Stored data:
·····

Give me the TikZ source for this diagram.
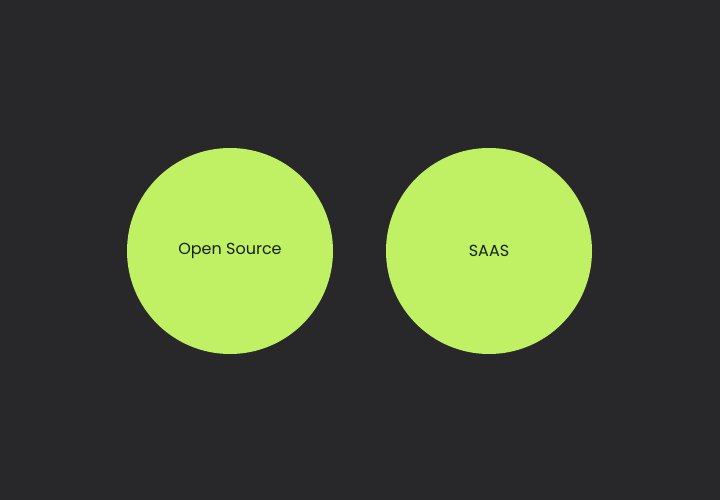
\documentclass[tikz,border=0pt]{standalone}
\usepackage{fontspec}
\setmainfont{Poppins}
\usepackage{xcolor}
\usetikzlibrary{positioning}
\definecolor{PageDark}{HTML}{28282A}
\definecolor{BlobGreen}{HTML}{C0F064}
\definecolor{BlobText}{HTML}{16220F}

\begin{document}
\begin{tikzpicture}[x=1pt,y=-1pt,
 blob/.style={circle,fill=BlobGreen,minimum size=206pt,inner sep=0pt,font=\fontsize{16}{19}\selectfont,text=BlobText}]
\fill[PageDark] (0,0) rectangle (720,500);
\useasboundingbox (0,0) rectangle (720,500);
\node[blob] (open) at (230,251) {Open Source};
\node[blob] (saas) at (489,251) {SAAS};
\end{tikzpicture}
\end{document}
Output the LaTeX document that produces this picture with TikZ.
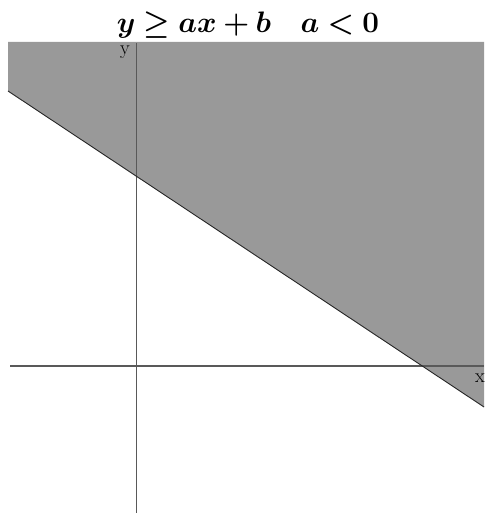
\documentclass[tikz,border=0pt]{standalone}
\usepackage{amsmath,amssymb}
\usepackage{bm}
\usetikzlibrary{calc}
\begin{document}
\begin{tikzpicture}[x=1pt, y=-1pt]
    \useasboundingbox (0,0) rectangle (484,513);
    % title
    \node[anchor=base, scale=1.19, inner sep=0pt](title)at(248,33){\Huge$\bm{y \geq ax + b \quad a < 0}$};
    % region
    \coordinate(L)at(8,91);
    \coordinate(R)at(484,407);
    \path[fill=black!40](8,42)--(484,42)--(R)--(L)--cycle;
    % axis
    \coordinate(xs)at(10,366);
    \coordinate(xe)at(484,366);
    \coordinate(ys)at(136.5,513);
    \coordinate(ye)at(136.5,43);
    \path[draw, black!65, line width=1.3pt](xs)to(xe);
    \path[draw, black!65, line width=1.3pt](ys)to(ye);
    \node[anchor=base, inner sep=0pt](ylab)at(125,55){\fontsize{20}{22}\selectfont y};
    \node[anchor=base, inner sep=0pt](xlab)at(480,382){\fontsize{20}{22}\selectfont x};
    % line
    \path[draw, black!85, line width=0.9pt](L)to(R);
\end{tikzpicture}
\end{document}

·····

To be done: Please copy exactly the lines from the one containing "Output the LaTeX" through the last line of the records above, both included, and leave out any pictures.

Output of the exercise:
Output the LaTeX document that produces this picture with TikZ.
\documentclass[tikz,border=0pt]{standalone}
\usepackage{amsmath,amssymb}
\usepackage{bm}
\usetikzlibrary{calc}
\begin{document}
\begin{tikzpicture}[x=1pt, y=-1pt]
    \useasboundingbox (0,0) rectangle (484,513);
    % title
    \node[anchor=base, scale=1.19, inner sep=0pt](title)at(248,33){\Huge$\bm{y \geq ax + b \quad a < 0}$};
    % region
    \coordinate(L)at(8,91);
    \coordinate(R)at(484,407);
    \path[fill=black!40](8,42)--(484,42)--(R)--(L)--cycle;
    % axis
    \coordinate(xs)at(10,366);
    \coordinate(xe)at(484,366);
    \coordinate(ys)at(136.5,513);
    \coordinate(ye)at(136.5,43);
    \path[draw, black!65, line width=1.3pt](xs)to(xe);
    \path[draw, black!65, line width=1.3pt](ys)to(ye);
    \node[anchor=base, inner sep=0pt](ylab)at(125,55){\fontsize{20}{22}\selectfont y};
    \node[anchor=base, inner sep=0pt](xlab)at(480,382){\fontsize{20}{22}\selectfont x};
    % line
    \path[draw, black!85, line width=0.9pt](L)to(R);
\end{tikzpicture}
\end{document}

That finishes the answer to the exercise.